**DATA**
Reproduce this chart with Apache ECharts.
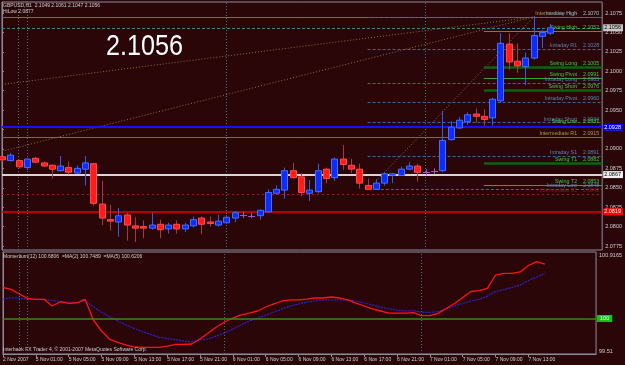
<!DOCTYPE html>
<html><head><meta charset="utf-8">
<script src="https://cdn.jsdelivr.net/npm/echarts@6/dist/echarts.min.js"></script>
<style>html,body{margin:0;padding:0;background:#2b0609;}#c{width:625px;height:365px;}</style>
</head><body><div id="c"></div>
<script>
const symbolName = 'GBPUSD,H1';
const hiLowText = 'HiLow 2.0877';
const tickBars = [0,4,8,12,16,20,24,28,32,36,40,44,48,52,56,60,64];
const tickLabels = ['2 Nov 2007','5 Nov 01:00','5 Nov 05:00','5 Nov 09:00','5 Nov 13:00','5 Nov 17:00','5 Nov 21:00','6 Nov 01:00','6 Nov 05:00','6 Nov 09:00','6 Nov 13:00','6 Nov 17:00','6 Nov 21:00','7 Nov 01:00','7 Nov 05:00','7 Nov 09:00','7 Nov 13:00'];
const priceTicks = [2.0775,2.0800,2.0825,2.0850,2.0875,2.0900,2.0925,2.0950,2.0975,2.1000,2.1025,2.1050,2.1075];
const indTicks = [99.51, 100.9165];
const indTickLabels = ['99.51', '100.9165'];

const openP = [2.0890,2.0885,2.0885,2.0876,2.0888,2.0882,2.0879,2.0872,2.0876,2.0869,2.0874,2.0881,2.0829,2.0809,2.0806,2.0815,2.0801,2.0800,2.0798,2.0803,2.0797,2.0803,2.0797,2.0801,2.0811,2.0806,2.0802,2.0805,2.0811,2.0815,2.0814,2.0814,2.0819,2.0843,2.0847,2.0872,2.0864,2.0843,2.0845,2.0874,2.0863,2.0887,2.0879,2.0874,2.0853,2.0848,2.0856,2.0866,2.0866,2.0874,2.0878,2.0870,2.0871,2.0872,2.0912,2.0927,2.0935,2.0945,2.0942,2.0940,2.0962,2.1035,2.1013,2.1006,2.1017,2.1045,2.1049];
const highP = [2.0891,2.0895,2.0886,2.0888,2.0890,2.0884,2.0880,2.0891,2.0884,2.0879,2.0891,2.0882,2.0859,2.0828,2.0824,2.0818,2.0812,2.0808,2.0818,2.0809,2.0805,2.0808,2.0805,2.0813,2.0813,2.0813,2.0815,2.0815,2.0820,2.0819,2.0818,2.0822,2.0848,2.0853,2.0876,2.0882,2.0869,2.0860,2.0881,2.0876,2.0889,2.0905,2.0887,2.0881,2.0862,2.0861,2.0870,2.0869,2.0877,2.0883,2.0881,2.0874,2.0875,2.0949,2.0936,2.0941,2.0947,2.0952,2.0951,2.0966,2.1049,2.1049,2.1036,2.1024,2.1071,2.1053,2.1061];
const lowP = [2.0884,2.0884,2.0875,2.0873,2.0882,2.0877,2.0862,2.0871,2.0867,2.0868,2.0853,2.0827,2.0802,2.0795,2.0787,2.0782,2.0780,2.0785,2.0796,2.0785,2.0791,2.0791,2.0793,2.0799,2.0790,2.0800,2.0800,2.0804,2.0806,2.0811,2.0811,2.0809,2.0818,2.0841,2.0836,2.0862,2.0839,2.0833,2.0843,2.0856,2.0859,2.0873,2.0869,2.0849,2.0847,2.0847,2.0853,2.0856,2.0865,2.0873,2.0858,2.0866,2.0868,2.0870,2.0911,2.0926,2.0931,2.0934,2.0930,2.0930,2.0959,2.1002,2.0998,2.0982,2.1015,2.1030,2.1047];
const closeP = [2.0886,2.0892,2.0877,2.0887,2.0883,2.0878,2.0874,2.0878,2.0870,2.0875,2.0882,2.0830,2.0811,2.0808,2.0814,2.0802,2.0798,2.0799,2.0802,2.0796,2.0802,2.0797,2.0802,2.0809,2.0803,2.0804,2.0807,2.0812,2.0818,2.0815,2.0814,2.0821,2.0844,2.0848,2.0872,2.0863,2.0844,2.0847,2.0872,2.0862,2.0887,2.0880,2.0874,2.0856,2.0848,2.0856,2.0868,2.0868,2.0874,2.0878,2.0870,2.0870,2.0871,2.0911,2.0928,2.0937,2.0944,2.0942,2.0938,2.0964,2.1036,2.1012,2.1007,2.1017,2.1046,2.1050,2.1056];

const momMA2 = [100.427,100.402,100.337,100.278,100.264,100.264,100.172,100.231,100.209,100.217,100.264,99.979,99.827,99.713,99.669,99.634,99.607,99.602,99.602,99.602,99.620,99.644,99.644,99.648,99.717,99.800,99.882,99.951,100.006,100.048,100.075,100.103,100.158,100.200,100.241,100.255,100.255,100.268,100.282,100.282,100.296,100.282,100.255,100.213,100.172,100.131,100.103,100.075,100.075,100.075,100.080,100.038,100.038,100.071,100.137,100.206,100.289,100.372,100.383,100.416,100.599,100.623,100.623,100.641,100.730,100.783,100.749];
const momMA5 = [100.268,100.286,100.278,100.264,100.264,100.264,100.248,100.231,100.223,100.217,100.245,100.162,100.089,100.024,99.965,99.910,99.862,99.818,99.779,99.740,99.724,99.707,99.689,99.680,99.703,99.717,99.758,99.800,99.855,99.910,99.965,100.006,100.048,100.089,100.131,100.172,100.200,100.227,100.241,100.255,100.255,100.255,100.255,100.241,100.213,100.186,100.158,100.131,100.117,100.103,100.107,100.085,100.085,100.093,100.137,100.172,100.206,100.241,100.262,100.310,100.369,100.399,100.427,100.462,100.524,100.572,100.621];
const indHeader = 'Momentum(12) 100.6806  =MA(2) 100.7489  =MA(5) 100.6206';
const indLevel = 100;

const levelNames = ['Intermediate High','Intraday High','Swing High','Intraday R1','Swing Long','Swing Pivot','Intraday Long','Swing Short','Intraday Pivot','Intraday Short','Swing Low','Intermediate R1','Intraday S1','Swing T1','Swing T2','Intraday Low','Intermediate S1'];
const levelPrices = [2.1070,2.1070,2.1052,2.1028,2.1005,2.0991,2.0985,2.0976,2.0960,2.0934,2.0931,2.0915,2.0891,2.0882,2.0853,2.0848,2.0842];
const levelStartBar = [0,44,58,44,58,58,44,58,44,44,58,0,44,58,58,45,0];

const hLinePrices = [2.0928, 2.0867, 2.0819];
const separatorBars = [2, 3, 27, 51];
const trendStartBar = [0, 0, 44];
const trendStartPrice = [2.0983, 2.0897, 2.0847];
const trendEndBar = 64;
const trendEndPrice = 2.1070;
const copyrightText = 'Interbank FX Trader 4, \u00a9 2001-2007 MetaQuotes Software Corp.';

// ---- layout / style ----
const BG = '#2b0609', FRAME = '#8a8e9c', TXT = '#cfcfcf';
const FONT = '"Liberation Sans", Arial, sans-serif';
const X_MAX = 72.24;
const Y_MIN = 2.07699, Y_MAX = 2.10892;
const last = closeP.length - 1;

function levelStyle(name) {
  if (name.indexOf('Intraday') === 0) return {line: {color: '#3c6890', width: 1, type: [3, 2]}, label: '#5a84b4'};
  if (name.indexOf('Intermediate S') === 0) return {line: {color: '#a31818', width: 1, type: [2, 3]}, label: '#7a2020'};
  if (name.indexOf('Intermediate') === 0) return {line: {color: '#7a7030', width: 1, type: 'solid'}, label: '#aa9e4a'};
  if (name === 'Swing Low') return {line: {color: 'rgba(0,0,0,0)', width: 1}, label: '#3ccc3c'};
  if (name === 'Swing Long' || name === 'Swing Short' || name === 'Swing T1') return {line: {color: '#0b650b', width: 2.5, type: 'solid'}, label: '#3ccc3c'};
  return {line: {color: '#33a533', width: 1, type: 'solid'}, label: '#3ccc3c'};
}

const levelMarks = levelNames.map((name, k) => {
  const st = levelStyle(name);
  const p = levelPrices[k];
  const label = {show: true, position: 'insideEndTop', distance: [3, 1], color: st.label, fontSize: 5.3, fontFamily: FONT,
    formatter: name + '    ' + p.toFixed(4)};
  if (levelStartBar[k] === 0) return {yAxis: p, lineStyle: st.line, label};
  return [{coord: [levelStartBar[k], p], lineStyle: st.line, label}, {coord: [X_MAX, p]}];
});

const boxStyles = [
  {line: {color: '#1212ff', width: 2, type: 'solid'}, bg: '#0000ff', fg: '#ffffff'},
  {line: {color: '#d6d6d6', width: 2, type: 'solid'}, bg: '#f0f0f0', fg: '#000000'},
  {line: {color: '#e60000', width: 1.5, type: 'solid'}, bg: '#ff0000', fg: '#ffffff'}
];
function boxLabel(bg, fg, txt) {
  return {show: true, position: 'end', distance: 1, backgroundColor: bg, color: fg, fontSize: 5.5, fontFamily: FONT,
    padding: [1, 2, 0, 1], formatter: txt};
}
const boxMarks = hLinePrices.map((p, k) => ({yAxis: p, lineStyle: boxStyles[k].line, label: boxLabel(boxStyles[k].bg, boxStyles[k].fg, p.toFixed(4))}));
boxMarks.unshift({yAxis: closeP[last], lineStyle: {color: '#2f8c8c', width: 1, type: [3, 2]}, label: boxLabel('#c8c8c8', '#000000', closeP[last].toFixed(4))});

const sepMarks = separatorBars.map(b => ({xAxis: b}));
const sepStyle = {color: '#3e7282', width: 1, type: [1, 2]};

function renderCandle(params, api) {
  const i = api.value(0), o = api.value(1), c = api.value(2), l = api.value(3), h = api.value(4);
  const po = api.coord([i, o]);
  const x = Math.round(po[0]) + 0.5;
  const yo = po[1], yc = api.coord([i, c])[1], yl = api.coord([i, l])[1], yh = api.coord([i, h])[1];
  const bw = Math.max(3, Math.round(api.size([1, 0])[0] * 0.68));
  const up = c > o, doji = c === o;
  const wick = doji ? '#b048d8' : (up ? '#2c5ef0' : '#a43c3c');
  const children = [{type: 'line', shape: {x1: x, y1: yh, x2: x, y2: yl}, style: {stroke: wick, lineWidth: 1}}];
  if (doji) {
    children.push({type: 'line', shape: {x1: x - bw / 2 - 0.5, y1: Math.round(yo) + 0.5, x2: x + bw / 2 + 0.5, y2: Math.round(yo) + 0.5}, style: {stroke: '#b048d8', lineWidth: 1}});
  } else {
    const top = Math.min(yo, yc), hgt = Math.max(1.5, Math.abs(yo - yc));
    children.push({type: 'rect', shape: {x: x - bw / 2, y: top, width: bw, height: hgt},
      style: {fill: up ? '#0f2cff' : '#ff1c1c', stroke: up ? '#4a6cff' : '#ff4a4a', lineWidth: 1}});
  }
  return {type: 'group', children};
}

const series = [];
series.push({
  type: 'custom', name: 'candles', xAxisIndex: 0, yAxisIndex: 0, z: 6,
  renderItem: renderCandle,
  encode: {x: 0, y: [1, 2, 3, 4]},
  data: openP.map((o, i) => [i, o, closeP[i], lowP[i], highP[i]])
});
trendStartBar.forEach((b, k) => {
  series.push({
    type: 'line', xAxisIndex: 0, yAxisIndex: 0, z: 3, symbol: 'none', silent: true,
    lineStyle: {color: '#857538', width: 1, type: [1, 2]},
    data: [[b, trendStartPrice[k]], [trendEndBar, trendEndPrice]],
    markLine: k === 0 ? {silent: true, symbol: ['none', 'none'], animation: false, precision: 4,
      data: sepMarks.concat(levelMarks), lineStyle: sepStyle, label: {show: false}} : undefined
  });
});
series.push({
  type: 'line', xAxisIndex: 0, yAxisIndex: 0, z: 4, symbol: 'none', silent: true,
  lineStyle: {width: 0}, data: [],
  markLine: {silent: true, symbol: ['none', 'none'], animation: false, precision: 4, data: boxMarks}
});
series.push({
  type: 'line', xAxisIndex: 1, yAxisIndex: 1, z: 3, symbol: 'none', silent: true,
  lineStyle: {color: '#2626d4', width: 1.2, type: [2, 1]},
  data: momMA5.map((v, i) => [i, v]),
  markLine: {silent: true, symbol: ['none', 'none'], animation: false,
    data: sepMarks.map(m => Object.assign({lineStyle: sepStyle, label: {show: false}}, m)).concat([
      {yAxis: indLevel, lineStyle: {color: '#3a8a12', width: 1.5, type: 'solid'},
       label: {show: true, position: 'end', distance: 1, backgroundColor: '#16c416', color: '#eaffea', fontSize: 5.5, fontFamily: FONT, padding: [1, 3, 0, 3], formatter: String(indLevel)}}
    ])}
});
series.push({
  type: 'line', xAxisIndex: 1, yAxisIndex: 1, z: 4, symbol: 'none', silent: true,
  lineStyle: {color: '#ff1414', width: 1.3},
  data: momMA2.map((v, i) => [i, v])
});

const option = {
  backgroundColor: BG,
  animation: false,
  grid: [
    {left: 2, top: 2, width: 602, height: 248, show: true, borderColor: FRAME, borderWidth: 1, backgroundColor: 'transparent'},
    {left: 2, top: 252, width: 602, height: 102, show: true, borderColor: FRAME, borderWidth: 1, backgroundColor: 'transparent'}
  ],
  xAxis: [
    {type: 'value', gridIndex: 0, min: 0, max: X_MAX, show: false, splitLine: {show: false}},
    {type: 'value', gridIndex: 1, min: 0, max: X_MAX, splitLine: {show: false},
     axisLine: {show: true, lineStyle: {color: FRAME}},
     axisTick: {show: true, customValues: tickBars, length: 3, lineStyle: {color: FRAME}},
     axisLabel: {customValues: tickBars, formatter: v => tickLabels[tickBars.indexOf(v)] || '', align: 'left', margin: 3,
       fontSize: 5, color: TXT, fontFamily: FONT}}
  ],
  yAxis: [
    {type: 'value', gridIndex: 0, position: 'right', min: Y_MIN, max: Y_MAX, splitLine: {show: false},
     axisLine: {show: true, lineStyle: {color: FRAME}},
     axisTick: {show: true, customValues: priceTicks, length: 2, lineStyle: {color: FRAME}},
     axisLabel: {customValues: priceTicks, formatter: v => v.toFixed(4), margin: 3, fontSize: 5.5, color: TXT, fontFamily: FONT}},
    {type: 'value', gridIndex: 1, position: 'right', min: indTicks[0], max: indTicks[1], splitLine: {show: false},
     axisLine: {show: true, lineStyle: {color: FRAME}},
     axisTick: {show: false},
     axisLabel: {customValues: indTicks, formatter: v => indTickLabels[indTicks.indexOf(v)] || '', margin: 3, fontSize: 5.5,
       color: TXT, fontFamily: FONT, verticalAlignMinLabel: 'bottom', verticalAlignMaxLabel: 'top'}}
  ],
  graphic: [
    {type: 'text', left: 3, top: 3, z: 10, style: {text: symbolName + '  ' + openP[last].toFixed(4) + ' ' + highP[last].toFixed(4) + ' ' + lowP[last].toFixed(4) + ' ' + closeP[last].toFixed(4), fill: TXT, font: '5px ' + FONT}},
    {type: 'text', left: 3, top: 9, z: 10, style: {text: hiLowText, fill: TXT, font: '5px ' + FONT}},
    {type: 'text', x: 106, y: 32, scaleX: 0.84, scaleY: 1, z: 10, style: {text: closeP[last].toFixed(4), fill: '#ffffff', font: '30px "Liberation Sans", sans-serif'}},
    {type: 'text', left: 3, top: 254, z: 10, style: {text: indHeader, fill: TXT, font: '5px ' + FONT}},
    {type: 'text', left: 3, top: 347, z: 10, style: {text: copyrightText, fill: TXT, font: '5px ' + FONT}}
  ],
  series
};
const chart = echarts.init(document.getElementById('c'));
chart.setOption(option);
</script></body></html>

**WHAT TO WORK ON**
From the first line above to the line containing "const indTickLabels = ['99.51', '100.9165'];", repeat each line exactly. Pictures stay out.

**EXERCISE OUTPUT**
Reproduce this chart with Apache ECharts.
<!DOCTYPE html>
<html><head><meta charset="utf-8">
<script src="https://cdn.jsdelivr.net/npm/echarts@6/dist/echarts.min.js"></script>
<style>html,body{margin:0;padding:0;background:#2b0609;}#c{width:625px;height:365px;}</style>
</head><body><div id="c"></div>
<script>
const symbolName = 'GBPUSD,H1';
const hiLowText = 'HiLow 2.0877';
const tickBars = [0,4,8,12,16,20,24,28,32,36,40,44,48,52,56,60,64];
const tickLabels = ['2 Nov 2007','5 Nov 01:00','5 Nov 05:00','5 Nov 09:00','5 Nov 13:00','5 Nov 17:00','5 Nov 21:00','6 Nov 01:00','6 Nov 05:00','6 Nov 09:00','6 Nov 13:00','6 Nov 17:00','6 Nov 21:00','7 Nov 01:00','7 Nov 05:00','7 Nov 09:00','7 Nov 13:00'];
const priceTicks = [2.0775,2.0800,2.0825,2.0850,2.0875,2.0900,2.0925,2.0950,2.0975,2.1000,2.1025,2.1050,2.1075];
const indTicks = [99.51, 100.9165];
const indTickLabels = ['99.51', '100.9165'];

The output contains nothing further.